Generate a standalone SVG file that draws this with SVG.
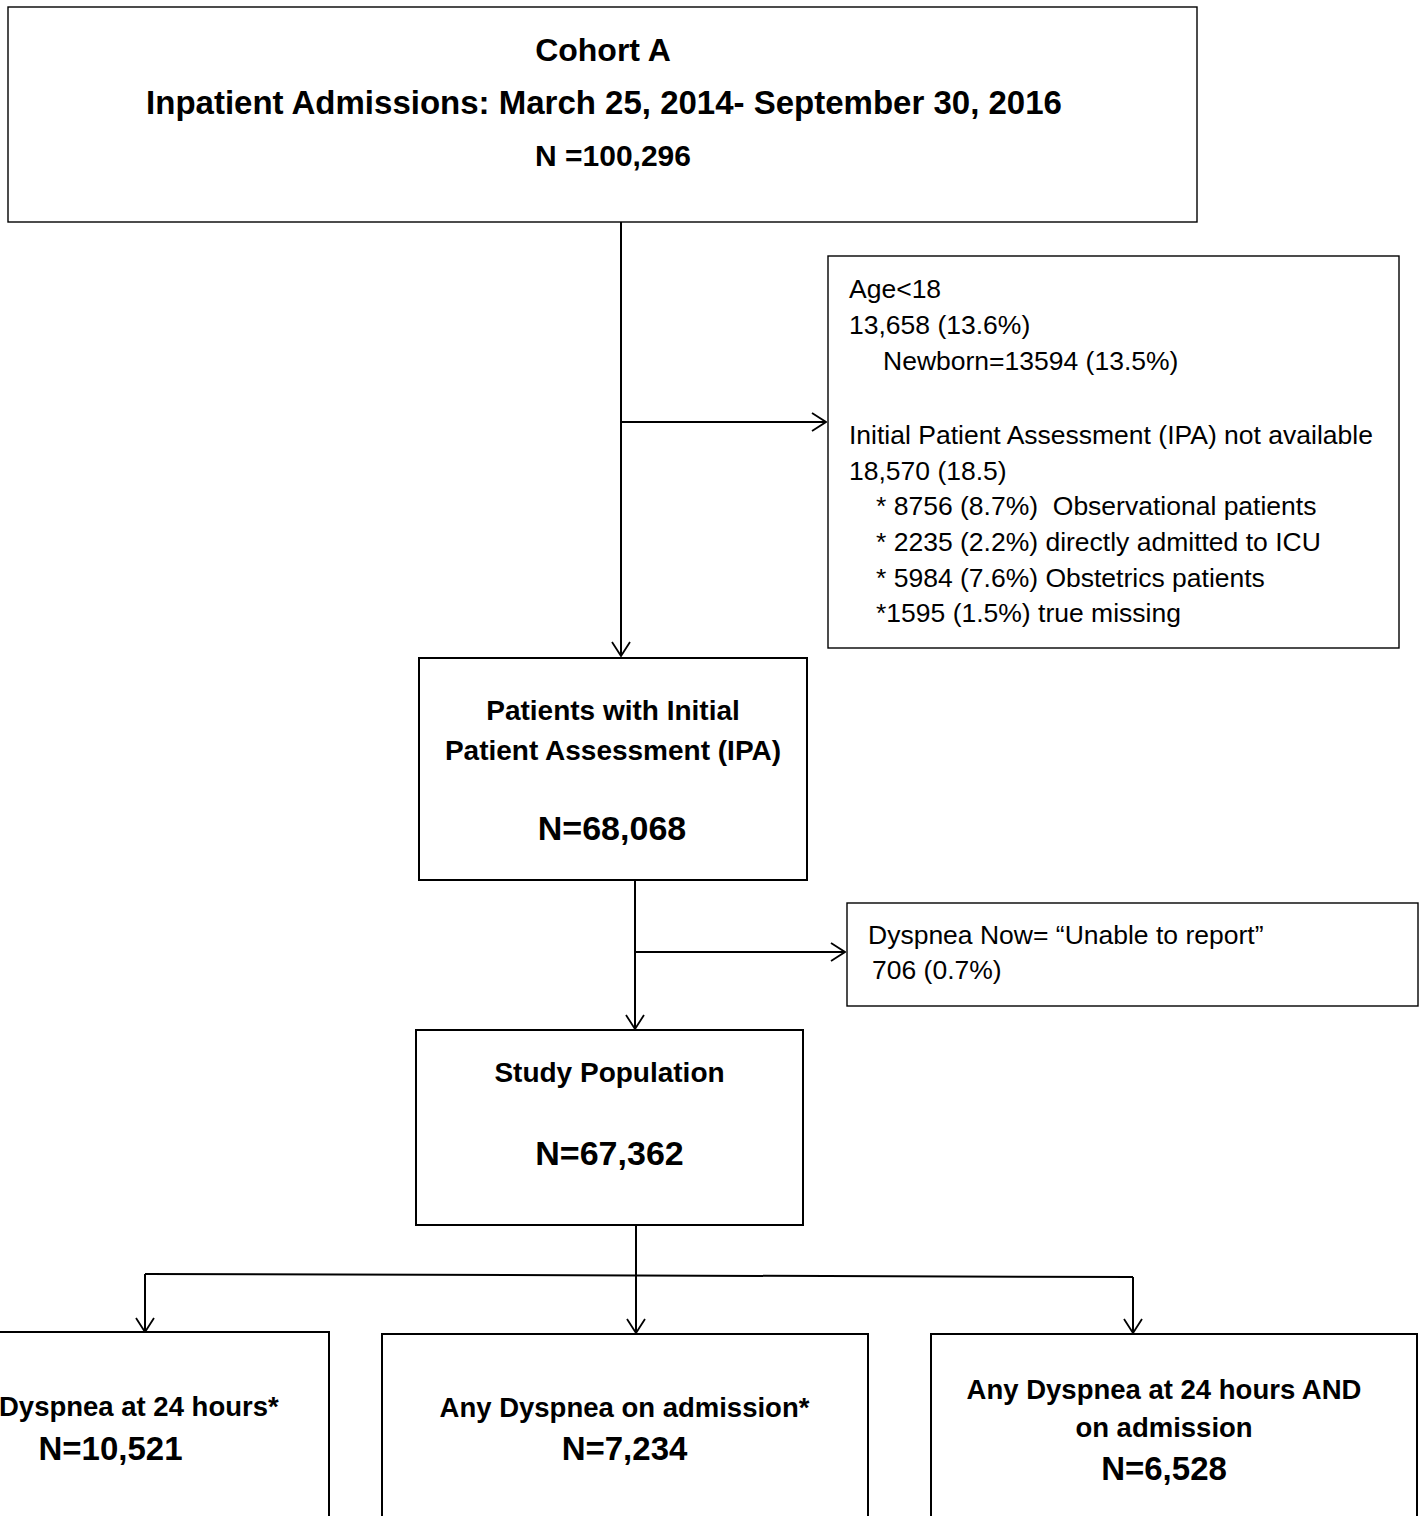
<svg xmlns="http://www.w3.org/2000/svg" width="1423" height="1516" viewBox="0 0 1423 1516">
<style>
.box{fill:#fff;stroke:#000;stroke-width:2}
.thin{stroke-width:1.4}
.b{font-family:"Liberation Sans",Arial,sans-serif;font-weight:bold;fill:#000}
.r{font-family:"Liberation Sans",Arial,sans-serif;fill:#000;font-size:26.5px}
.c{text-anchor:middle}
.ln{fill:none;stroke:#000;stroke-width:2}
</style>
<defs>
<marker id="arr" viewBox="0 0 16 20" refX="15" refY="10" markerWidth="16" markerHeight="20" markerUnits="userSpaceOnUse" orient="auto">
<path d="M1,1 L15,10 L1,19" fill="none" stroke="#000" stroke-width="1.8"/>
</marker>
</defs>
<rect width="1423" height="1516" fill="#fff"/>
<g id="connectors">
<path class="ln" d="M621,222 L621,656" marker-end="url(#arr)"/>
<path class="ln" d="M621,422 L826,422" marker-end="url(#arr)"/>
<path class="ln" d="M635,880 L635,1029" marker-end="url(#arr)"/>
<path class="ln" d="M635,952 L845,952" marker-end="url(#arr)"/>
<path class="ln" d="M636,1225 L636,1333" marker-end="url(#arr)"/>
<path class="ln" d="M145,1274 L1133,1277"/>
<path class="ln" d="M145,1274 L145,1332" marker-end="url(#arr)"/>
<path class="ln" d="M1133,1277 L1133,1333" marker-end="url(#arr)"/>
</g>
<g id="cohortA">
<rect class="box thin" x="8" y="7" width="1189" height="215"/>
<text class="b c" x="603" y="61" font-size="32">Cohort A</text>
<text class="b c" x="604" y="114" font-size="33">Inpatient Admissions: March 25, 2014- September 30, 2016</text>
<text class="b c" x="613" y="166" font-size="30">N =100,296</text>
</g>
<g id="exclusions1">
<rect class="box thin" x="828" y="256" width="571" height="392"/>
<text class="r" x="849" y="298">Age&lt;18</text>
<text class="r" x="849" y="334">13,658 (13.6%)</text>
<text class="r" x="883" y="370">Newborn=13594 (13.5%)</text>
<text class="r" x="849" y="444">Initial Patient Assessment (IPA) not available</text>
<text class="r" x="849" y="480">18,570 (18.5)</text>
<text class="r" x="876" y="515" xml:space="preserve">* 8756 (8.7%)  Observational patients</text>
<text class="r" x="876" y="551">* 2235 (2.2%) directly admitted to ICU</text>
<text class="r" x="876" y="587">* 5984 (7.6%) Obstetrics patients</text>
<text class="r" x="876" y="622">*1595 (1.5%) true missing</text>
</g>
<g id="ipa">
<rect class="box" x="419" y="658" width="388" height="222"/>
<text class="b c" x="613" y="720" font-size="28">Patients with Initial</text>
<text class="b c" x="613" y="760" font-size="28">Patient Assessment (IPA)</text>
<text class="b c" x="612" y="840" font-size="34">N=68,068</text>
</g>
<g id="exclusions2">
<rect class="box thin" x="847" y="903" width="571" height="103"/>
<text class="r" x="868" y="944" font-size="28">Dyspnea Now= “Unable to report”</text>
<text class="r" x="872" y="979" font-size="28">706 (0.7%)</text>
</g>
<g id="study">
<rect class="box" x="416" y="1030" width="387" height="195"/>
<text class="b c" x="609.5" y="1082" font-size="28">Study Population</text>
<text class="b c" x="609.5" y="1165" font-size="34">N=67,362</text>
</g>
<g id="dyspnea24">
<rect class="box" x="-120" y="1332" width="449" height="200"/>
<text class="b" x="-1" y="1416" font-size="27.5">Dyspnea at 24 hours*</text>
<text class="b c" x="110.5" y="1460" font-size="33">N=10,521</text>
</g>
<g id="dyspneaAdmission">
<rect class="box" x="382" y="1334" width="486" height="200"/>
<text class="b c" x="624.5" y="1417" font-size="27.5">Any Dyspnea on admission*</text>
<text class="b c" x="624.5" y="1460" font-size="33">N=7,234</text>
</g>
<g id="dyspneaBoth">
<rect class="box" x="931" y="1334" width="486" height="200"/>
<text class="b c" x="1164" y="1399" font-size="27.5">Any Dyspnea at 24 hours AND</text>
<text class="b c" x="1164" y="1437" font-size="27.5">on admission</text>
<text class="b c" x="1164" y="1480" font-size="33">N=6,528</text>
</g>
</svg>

PROMPT
Quote everything in the listing above exactly; pictures are the only thing to omit.

COMPLETE ANSWER
Generate a standalone SVG file that draws this with SVG.
<svg xmlns="http://www.w3.org/2000/svg" width="1423" height="1516" viewBox="0 0 1423 1516">
<style>
.box{fill:#fff;stroke:#000;stroke-width:2}
.thin{stroke-width:1.4}
.b{font-family:"Liberation Sans",Arial,sans-serif;font-weight:bold;fill:#000}
.r{font-family:"Liberation Sans",Arial,sans-serif;fill:#000;font-size:26.5px}
.c{text-anchor:middle}
.ln{fill:none;stroke:#000;stroke-width:2}
</style>
<defs>
<marker id="arr" viewBox="0 0 16 20" refX="15" refY="10" markerWidth="16" markerHeight="20" markerUnits="userSpaceOnUse" orient="auto">
<path d="M1,1 L15,10 L1,19" fill="none" stroke="#000" stroke-width="1.8"/>
</marker>
</defs>
<rect width="1423" height="1516" fill="#fff"/>
<g id="connectors">
<path class="ln" d="M621,222 L621,656" marker-end="url(#arr)"/>
<path class="ln" d="M621,422 L826,422" marker-end="url(#arr)"/>
<path class="ln" d="M635,880 L635,1029" marker-end="url(#arr)"/>
<path class="ln" d="M635,952 L845,952" marker-end="url(#arr)"/>
<path class="ln" d="M636,1225 L636,1333" marker-end="url(#arr)"/>
<path class="ln" d="M145,1274 L1133,1277"/>
<path class="ln" d="M145,1274 L145,1332" marker-end="url(#arr)"/>
<path class="ln" d="M1133,1277 L1133,1333" marker-end="url(#arr)"/>
</g>
<g id="cohortA">
<rect class="box thin" x="8" y="7" width="1189" height="215"/>
<text class="b c" x="603" y="61" font-size="32">Cohort A</text>
<text class="b c" x="604" y="114" font-size="33">Inpatient Admissions: March 25, 2014- September 30, 2016</text>
<text class="b c" x="613" y="166" font-size="30">N =100,296</text>
</g>
<g id="exclusions1">
<rect class="box thin" x="828" y="256" width="571" height="392"/>
<text class="r" x="849" y="298">Age&lt;18</text>
<text class="r" x="849" y="334">13,658 (13.6%)</text>
<text class="r" x="883" y="370">Newborn=13594 (13.5%)</text>
<text class="r" x="849" y="444">Initial Patient Assessment (IPA) not available</text>
<text class="r" x="849" y="480">18,570 (18.5)</text>
<text class="r" x="876" y="515" xml:space="preserve">* 8756 (8.7%)  Observational patients</text>
<text class="r" x="876" y="551">* 2235 (2.2%) directly admitted to ICU</text>
<text class="r" x="876" y="587">* 5984 (7.6%) Obstetrics patients</text>
<text class="r" x="876" y="622">*1595 (1.5%) true missing</text>
</g>
<g id="ipa">
<rect class="box" x="419" y="658" width="388" height="222"/>
<text class="b c" x="613" y="720" font-size="28">Patients with Initial</text>
<text class="b c" x="613" y="760" font-size="28">Patient Assessment (IPA)</text>
<text class="b c" x="612" y="840" font-size="34">N=68,068</text>
</g>
<g id="exclusions2">
<rect class="box thin" x="847" y="903" width="571" height="103"/>
<text class="r" x="868" y="944" font-size="28">Dyspnea Now= “Unable to report”</text>
<text class="r" x="872" y="979" font-size="28">706 (0.7%)</text>
</g>
<g id="study">
<rect class="box" x="416" y="1030" width="387" height="195"/>
<text class="b c" x="609.5" y="1082" font-size="28">Study Population</text>
<text class="b c" x="609.5" y="1165" font-size="34">N=67,362</text>
</g>
<g id="dyspnea24">
<rect class="box" x="-120" y="1332" width="449" height="200"/>
<text class="b" x="-1" y="1416" font-size="27.5">Dyspnea at 24 hours*</text>
<text class="b c" x="110.5" y="1460" font-size="33">N=10,521</text>
</g>
<g id="dyspneaAdmission">
<rect class="box" x="382" y="1334" width="486" height="200"/>
<text class="b c" x="624.5" y="1417" font-size="27.5">Any Dyspnea on admission*</text>
<text class="b c" x="624.5" y="1460" font-size="33">N=7,234</text>
</g>
<g id="dyspneaBoth">
<rect class="box" x="931" y="1334" width="486" height="200"/>
<text class="b c" x="1164" y="1399" font-size="27.5">Any Dyspnea at 24 hours AND</text>
<text class="b c" x="1164" y="1437" font-size="27.5">on admission</text>
<text class="b c" x="1164" y="1480" font-size="33">N=6,528</text>
</g>
</svg>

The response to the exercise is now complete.